• **Task objective**
Return verbatim everything from the first line through the line that contains "const labelAngleOffset = [-1, -16];", and stop there.

• **Data shown**
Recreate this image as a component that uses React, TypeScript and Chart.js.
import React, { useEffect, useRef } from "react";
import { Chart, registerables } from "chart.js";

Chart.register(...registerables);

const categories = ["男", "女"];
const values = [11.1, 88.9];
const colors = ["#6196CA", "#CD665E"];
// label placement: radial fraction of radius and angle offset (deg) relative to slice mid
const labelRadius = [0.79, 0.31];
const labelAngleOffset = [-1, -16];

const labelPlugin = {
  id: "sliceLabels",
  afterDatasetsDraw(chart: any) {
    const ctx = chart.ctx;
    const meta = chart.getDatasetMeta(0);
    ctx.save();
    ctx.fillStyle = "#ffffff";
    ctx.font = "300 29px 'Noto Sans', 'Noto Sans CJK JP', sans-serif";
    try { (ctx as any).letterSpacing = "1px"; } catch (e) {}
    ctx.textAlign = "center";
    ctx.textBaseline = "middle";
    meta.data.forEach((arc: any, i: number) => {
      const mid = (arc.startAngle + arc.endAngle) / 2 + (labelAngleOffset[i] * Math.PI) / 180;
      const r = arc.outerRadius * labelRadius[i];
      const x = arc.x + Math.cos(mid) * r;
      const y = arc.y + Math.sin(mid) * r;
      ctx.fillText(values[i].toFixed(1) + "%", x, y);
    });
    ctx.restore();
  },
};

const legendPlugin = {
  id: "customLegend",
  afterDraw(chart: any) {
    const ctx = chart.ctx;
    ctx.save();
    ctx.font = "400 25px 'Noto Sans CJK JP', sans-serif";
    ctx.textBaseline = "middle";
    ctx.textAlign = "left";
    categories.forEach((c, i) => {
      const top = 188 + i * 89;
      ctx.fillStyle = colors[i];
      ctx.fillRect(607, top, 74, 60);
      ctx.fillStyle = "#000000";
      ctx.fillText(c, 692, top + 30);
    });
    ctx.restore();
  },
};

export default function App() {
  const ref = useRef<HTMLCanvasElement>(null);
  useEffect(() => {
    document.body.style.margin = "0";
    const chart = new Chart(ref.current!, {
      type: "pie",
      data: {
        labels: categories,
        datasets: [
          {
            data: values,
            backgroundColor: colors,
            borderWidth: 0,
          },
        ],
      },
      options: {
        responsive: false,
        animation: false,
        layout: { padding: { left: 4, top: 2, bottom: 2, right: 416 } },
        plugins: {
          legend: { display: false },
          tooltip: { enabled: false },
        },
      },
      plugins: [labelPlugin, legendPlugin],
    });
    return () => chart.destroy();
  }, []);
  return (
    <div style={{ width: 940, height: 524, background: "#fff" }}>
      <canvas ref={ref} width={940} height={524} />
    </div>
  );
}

• **Task output**
Recreate this image as a component that uses React, TypeScript and Chart.js.
import React, { useEffect, useRef } from "react";
import { Chart, registerables } from "chart.js";

Chart.register(...registerables);

const categories = ["男", "女"];
const values = [11.1, 88.9];
const colors = ["#6196CA", "#CD665E"];
// label placement: radial fraction of radius and angle offset (deg) relative to slice mid
const labelRadius = [0.79, 0.31];
const labelAngleOffset = [-1, -16];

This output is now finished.